Is this Clutching at Straws Month? Because I don't know how to dress or what to buy for it. I do know how to celebrate, though. Just publish a study that counters traditional beliefs. And don’t ask questions that might uncover flaws. The latest example emerged this week in the July issue of Cognitive Science. Three researchers alleged that young children who are "exposed to religion" -- gotta love that wording -- have trouble telling fact from fiction.
This claim is in an appallingly brief, 291-word article in the Huffington Post -- which, true to form, swallows and regurgitates the stuff without chewing. We'll get to that in a bit.

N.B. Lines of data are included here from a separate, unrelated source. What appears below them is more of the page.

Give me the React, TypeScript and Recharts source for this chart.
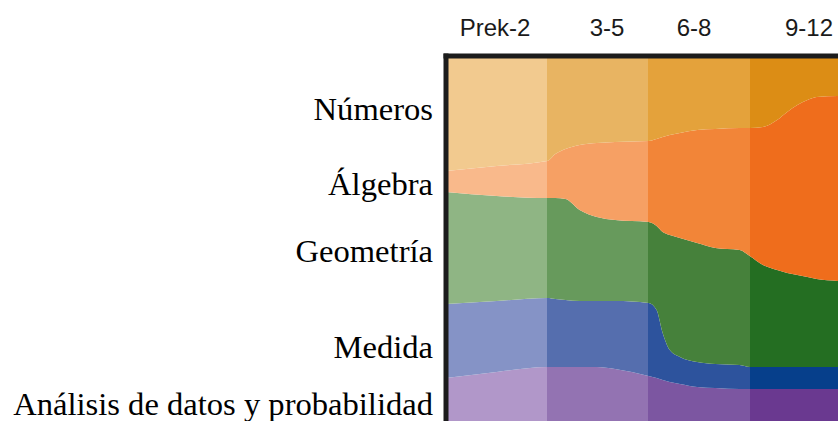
import React from "react";
import { AreaChart, Area, XAxis, YAxis, ReferenceLine } from "recharts";

// Position across the four grade bands (0 = left edge of Prek-2, 4 = right edge of 9-12)
const positions = [0, 0.5, 1.0, 1.08, 1.18, 1.32, 1.49, 1.67, 2.0, 2.08, 2.14, 2.21, 2.31, 2.48, 2.66, 2.9, 3.0, 3.13, 3.27, 3.37, 3.47, 3.57, 3.66, 3.87, 4.0];

// Relative emphasis (stacked thickness) of each strand
const numeros = [115, 110, 105, 98, 93, 89, 87, 86, 85, 83, 81, 79, 77, 74, 73, 72, 72, 71, 64, 56, 49, 44, 41, 40, 40];
const algebra = [21, 30, 37, 44, 50, 65, 74, 78, 81, 87, 95, 100, 105, 113, 119, 122, 128, 138, 150, 161, 170, 177, 182, 185, 186];
const geometria = [112, 105, 100, 101, 101, 91, 84, 81, 81, 84, 101, 115, 119, 119, 116, 115, 111, 102, 97, 94, 92, 90, 88, 86, 85];
const medida = [74, 71, 69, 68, 67, 66, 66, 68, 73, 68, 47, 32, 27, 25, 24, 24, 22, 22, 22, 22, 22, 22, 22, 22, 22];
const analisis = [62, 68, 73, 73, 73, 73, 73, 71, 64, 62, 60, 58, 56, 53, 52, 51, 51, 51, 51, 51, 51, 51, 51, 51, 51];

const gradeLabels = ["Prek-2", "3-5", "6-8", "9-12"];
const gradeTicks = [0.484, 1.59, 2.45, 3.585];

const strandLabels = ["Números", "Álgebra", "Geometría", "Medida", "Análisis de datos y probabilidad"];
const strandTicks = [331.4, 256.4, 189.4, 93.4, 36.4];

const Y_MAX = 384;

const data = positions.map((p, i) => ({
  x: p,
  numeros: numeros[i],
  algebra: algebra[i],
  geometria: geometria[i],
  medida: medida[i],
  analisis: analisis[i],
}));

const palettes: Record<string, string[]> = {
  numeros: ["#F2CA8F", "#E8B462", "#E4A23B", "#DC8D15"],
  algebra: ["#F9B98B", "#F6A064", "#F28538", "#EF6D1C"],
  geometria: ["#8FB584", "#679A5C", "#46813B", "#246E22"],
  medida: ["#8593C6", "#556EAE", "#2D539D", "#063F8B"],
  analisis: ["#B197C9", "#9373B2", "#7C56A1", "#6A3990"],
};

const order = ["analisis", "medida", "geometria", "algebra", "numeros"];

function Grad({ id, colors }: { id: string; colors: string[] }) {
  const stops: React.ReactNode[] = [];
  colors.forEach((c, i) => {
    stops.push(<stop key={`a${i}`} offset={i / 4} stopColor={c} />);
    stops.push(<stop key={`b${i}`} offset={(i + 1) / 4} stopColor={c} />);
  });
  return (
    <linearGradient id={id} x1="0" y1="0" x2="1" y2="0">
      {stops}
    </linearGradient>
  );
}

export default function App() {
  return (
    <div
      style={{
        position: "absolute",
        left: 0,
        top: 0,
        width: 838,
        height: 421,
        overflow: "hidden",
        background: "#ffffff",
      }}
    >
      <AreaChart width={851} height={440} data={data} margin={{ top: 0, right: 0, bottom: 0, left: 0 }}>
        <defs>
          {order.map((k) => (
            <Grad key={k} id={`g-${k}`} colors={palettes[k]} />
          ))}
        </defs>
        <XAxis
          dataKey="x"
          type="number"
          domain={[0, 4]}
          orientation="top"
          height={56}
          ticks={gradeTicks}
          interval={0}
          tickFormatter={(v: number) => gradeLabels[gradeTicks.indexOf(v)] ?? ""}
          axisLine={false}
          tickLine={false}
          tickSize={0}
          tickMargin={20}
          tick={{ fontFamily: "'Liberation Sans', Arial, sans-serif", fontSize: 24, fill: "#1a1a1a" }}
        />
        <YAxis
          type="number"
          domain={[0, Y_MAX]}
          width={446}
          ticks={strandTicks}
          interval={0}
          tickFormatter={(v: number) => strandLabels[strandTicks.indexOf(v)] ?? ""}
          axisLine={false}
          tickLine={false}
          tickSize={0}
          tickMargin={13}
          tick={{ fontFamily: "'Liberation Serif', 'Times New Roman', serif", fontSize: 32.6, fill: "#000000" }}
        />
        {order.map((k) => (
          <Area
            key={k}
            dataKey={k}
            stackId="1"
            type="monotone"
            stroke="none"
            fill={`url(#g-${k})`}
            fillOpacity={1}
            isAnimationActive={false}
          />
        ))}
        <ReferenceLine x={0} stroke="#1c1c1c" strokeWidth={5} strokeLinecap="square" />
        <ReferenceLine y={Y_MAX} stroke="#1c1c1c" strokeWidth={5} strokeLinecap="square" />
      </AreaChart>
    </div>
  );
}
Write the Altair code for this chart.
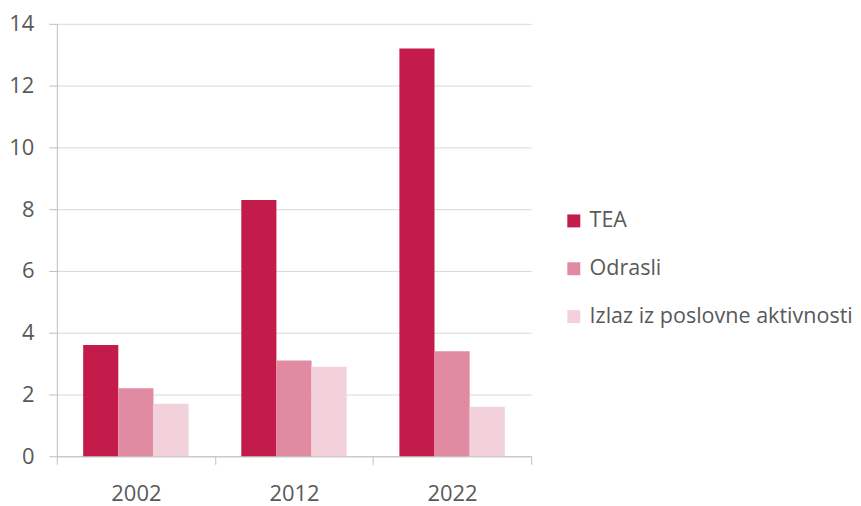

First, here's how it went down:
Researchers presented 5- and 6-year-old children from both public and parochial schools with three different types of stories -- religious, fantastical and realistic -- in an effort to gauge how well they could identify narratives with impossible elements as fictional.
The study found that, of the 66 participants, children who went to church or were enrolled in a parochial school were significantly less able than secular children to identify supernatural elements, such as talking animals, as fictional.
By relating seemingly impossible religious events achieved through divine intervention (e.g., Jesus transforming water into wine) to fictional narratives, religious children would more heavily rely on religion to justify their false categorizations.
“In both studies, [children exposed to religion] were less likely to judge the characters in the fantastical stories as pretend, and in line with this equivocation, they made more appeals to reality and fewer appeals to impossibility than did secular children,” the study concluded.
Now let's dismantle this, starting with the sampling. I don’t often resort to italics, but c'mon -- sixty-six subjects? I saw several times that many kids yesterday at one Vacation Bible School. A sampling of 66 children is pretty small for an attempt to generalize to all children.